Enrique reacciona frente al creciente poder de Isabel, dando marcha atrás y declarando ilegal el nombramiento de Isabel como princesa de Asturias, a la par que relegaliza a Juana como su heredera legítima, en 1470. (Un abogado a la derecha, por favor). Isabel, apoyada tanto en sus consejeros jurídicos como en los propios conocimientos del derecho, desconoció la posibilidad de revocar el acto. Y a su fallecimiento en 1474, sacó a relucir el tratado y se autoproclamó reina de Castilla en Segovia, el 13 de diciembre.
Alfonso V de Portugal, esposo de la ilegitimizada y relegitimada Juana, no quiso dejar así las cosas y acudió al recurso de las armas. En las batallas de Toro y Albuera, Isabel obtuvo la victoria, tras lo cual fue reconocida reina por las Cortes castellanas en Madrigal. Una vez más, quien estaba o no acorde a derecho, tras los debates entre los juristas de uno y otro bando, fue decidido por la suerte en la batalla.

Una vez más, Isabel mostró que el tacto político y la mentalidad jurídica podían conjugarse: después de la guerra, ofreció el perdón a todos los nobles que la habían combatido. Pero si no aceptaban, serían juzgados como traidores a su corona, con todas las consecuencias que implicaba dicho proceso.
Fernando, en tanto, a la muerte de su padre en 1479, hereda la corona de Aragón. Y es a partir de tal fecha que se realiza la unión dinástica de Castilla y Aragón y el comienzo del reinado conjunto, siguiendo los previsores acuerdos de Segovia de 1475, en los que también se ve la mano de Isabel. Se iniciaba España.
Podría decirse que fue “una reina con rostro humano”. Cierta vez la esposa del corregidor de Toledo, don Gómez Manrique, había caído gravemente enferma en Medina. Llamaron al corregidor, pero él pidió una prórroga para quedarse en Toledo, por cuestiones de su cargo. En la autorización oficial para ello, al estampar su firma, doña Isabel añade de puño y letra una posdata: «Gómez Manrique, en todo caso venid tan pronto el cargo lo permita, que doña Juana mejoraba de su mal, y ha recaído al saber que no venías. De mi mano. Yo, la Reina”.

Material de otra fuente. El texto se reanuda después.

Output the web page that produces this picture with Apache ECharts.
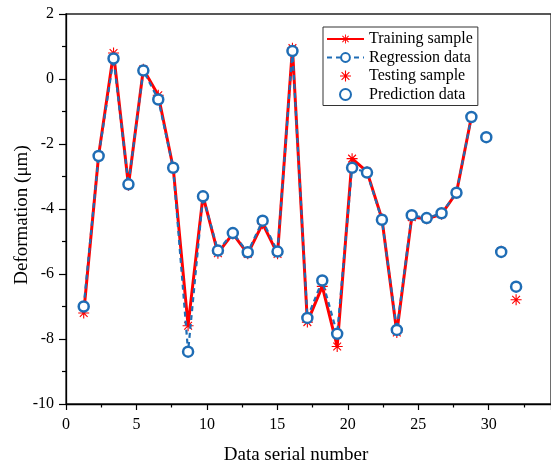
<!DOCTYPE html>
<html>
<head>
<meta charset="utf-8">
<script src="https://cdn.jsdelivr.net/npm/echarts@6/dist/echarts.min.js"></script>
<style>
html,body{margin:0;padding:0;background:#fff;}
#chart{width:551px;height:467px;}
</style>
</head>
<body>
<div id="chart"></div>
<script>
// ---- data ----
const trainSerial = [1,2,3,4,5,6,7,8,9,10,11,12,13,14,15,16,17,18,19,20,21,22,23,24,25,26,27];
const trainingSample = [-7.2,-2.35,0.8,-3.27,0.3,-0.5,-2.73,-7.59,-3.6,-5.36,-4.76,-5.38,-4.45,-5.38,0.95,-7.48,-6.38,-8.23,-2.45,-2.85,-4.3,-7.8,-4.25,-4.3,-4.16,-3.5,-1.17];
const regressionData = [-7.0,-2.37,0.63,-3.24,0.26,-0.63,-2.73,-8.39,-3.61,-5.28,-4.74,-5.33,-4.36,-5.31,0.86,-7.35,-6.2,-7.84,-2.73,-2.88,-4.33,-7.72,-4.19,-4.28,-4.13,-3.5,-1.17];
const testSerial = [28,29,30];
const testingSample = [-1.8,-5.3,-6.79];
const predictionData = [-1.79,-5.32,-6.39];
const xTicks = [0,5,10,15,20,25,30];
const yTicks = [-10,-8,-6,-4,-2,0,2];

const RED = '#ff0000';
const BLUE = '#1f6db5';
const FONT = '"Liberation Serif","Times New Roman",serif';
const ASTERISK = 'path://M9,0L11,0L11,20L9,20Z M0,9L20,9L20,11L0,11Z M3.64,2.22L17.78,16.36L16.36,17.78L2.22,3.64Z M16.36,2.22L17.78,3.64L3.64,17.78L2.22,16.36Z';

const pairs = (xs, ys) => xs.map((x, i) => [x, ys[i]]);

const chart = echarts.init(document.getElementById('chart'), null, {renderer: 'canvas'});
chart.setOption({
  animation: false,
  backgroundColor: '#fff',
  grid: {left: 66, top: 14, right: 0, bottom: 63, show: true, borderColor: '#222', borderWidth: 1.3, backgroundColor: 'transparent'},
  xAxis: [
    {
      type: 'value', min: xTicks[0], max: 34.42, interval: 5, position: 'bottom',
      axisLine: {show: true, onZero: false, lineStyle: {color: '#000', width: 1.3}},
      axisTick: {show: true, inside: false, length: 6, lineStyle: {color: '#000', width: 1.2}},
      minorTick: {show: true, splitNumber: 2, length: 3.5, lineStyle: {color: '#000', width: 1.2}},
      axisLabel: {color: '#000', fontFamily: FONT, fontSize: 16, margin: 13, showMaxLabel: false},
      splitLine: {show: false}
    },
    {
      type: 'value', min: -0.188, max: 32.34, show: false, position: 'bottom',
      splitLine: {show: false}
    }
  ],
  yAxis: {
    type: 'value', min: yTicks[0], max: yTicks[yTicks.length - 1], interval: 2,
    axisLine: {show: true, onZero: false, lineStyle: {color: '#000', width: 1.3}},
    axisTick: {show: true, inside: false, length: 7, lineStyle: {color: '#000', width: 1.2}},
    minorTick: {show: true, splitNumber: 2, length: 4, lineStyle: {color: '#000', width: 1.2}},
    axisLabel: {color: '#000', fontFamily: FONT, fontSize: 16, margin: 12},
    splitLine: {show: false}
  },
  legend: {
    orient: 'vertical', left: 323, top: 27,
    padding: [4, 5, 3, 3], itemGap: 2.5, itemWidth: 37, itemHeight: 11,
    borderColor: '#333', borderWidth: 1, backgroundColor: '#fff',
    textStyle: {color: '#000', fontFamily: FONT, fontSize: 16},
    data: ['Training sample', 'Regression data', 'Testing sample', 'Prediction data']
  },
  graphic: [
    {type: 'text', x: 22, y: 215, rotation: Math.PI / 2,
     style: {text: 'Deformation (μm)', align: 'center', verticalAlign: 'middle', font: '19px ' + FONT, fill: '#000'}},
    {type: 'text', x: 296, y: 455,
     style: {text: 'Data serial number', align: 'center', verticalAlign: 'middle', font: '19px ' + FONT, fill: '#000'}}
  ],
  series: [
    {
      name: 'Training sample', type: 'line', xAxisIndex: 1, z: 2,
      data: pairs(trainSerial, trainingSample),
      symbol: ASTERISK, symbolSize: 11,
      itemStyle: {color: RED, opacity: 1},
      lineStyle: {color: RED, width: 3}
    },
    {
      name: 'Testing sample', type: 'scatter', xAxisIndex: 1, z: 2,
      data: pairs(testSerial, testingSample),
      symbol: ASTERISK, symbolSize: 11,
      itemStyle: {color: RED, opacity: 1}
    },
    {
      name: 'Regression data', type: 'line', xAxisIndex: 1, z: 3,
      data: pairs(trainSerial, regressionData),
      symbol: 'circle', symbolSize: 10,
      itemStyle: {color: '#fff', borderColor: BLUE, borderWidth: 2.5, opacity: 1},
      lineStyle: {color: BLUE, width: 2.2, type: [5, 4]}
    },
    {
      name: 'Prediction data', type: 'scatter', xAxisIndex: 1, z: 4,
      data: pairs(testSerial, predictionData),
      symbol: 'circle', symbolSize: 10,
      itemStyle: {color: '#fff', borderColor: BLUE, borderWidth: 2.5, opacity: 1}
    }
  ]
});
</script>
</body>
</html>
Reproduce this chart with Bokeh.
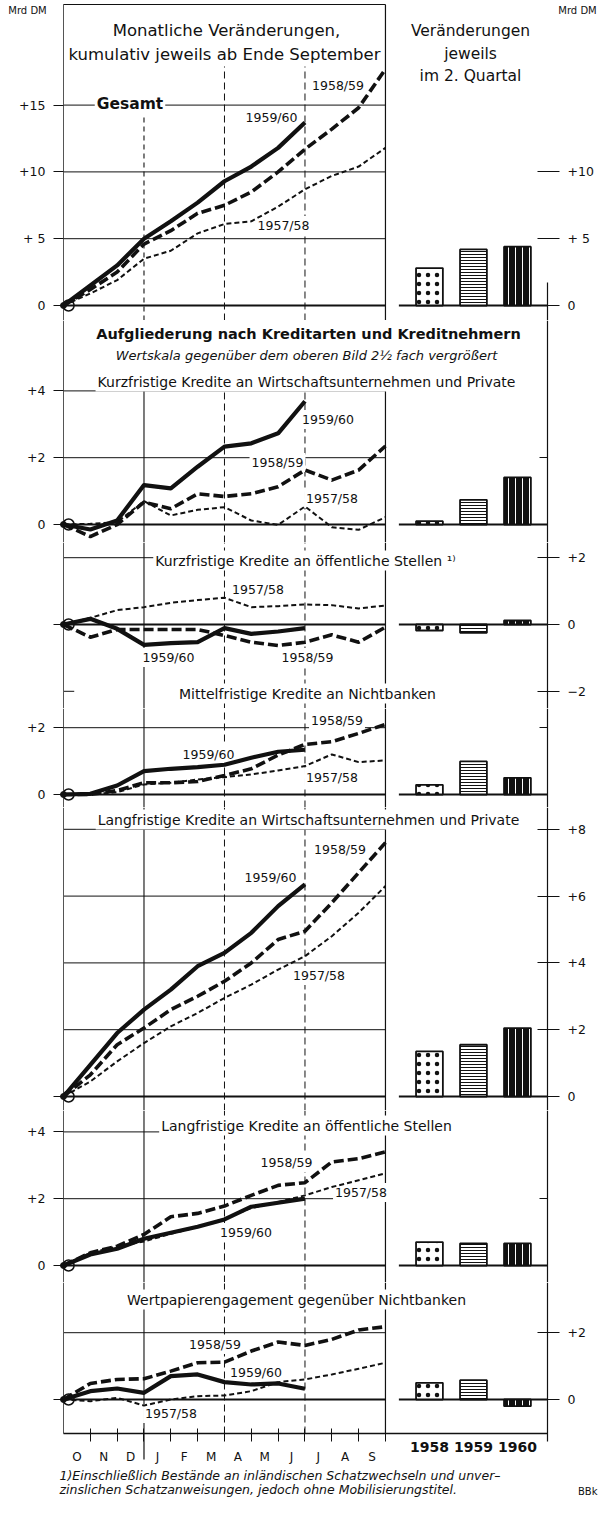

Cada viernes se sentaba en la plaza pública del lugar en donde se encontrara la corte, para hacer justicia en especial a los humildes y débiles que se le acercaran. Al acabar, decía a los oficiales de la corte encargados de ejecutar sus mandas: «Yo encargo a vuestras conciencias, que miréis por estos pobres como si se tratara de mis hijos».
Antes de morir, agrega un codicilo a su testamento, en el que no dejó tanto de ordenar como de encargar y hasta suplicar a sus sucesores que “no consientan ni den lugar que los indios vecinos y moradores de las dichas Indias y Tierra Firme, ganadas y por ganar, reciban agravio alguno en sus personas ni bienes, mas manden que sean bien y justamente tratados, y si algún agravio han recibido lo remedien y provean por manera que no se exceda en cosa alguna lo que por las letras apostólicas de la dicha concesión nos es infundido y mandado”.

Se trataba de un espíritu al que el dolor humano no le resultaba indiferente. Y esa piedad suya fue, las más de las veces, encarrilada desde el derecho. Por eso, a más del estado español junto con su esposo, el rey de Aragón, fundó también una línea protectora en las leyes, que persistió en el tiempo y, en distinto modo, continúa hasta nuestros días. Si bien en el curso de los siglos siguientes tal espíritu sería tan observado como desobedecido, ya fuera en la América española como en la propia península ibérica.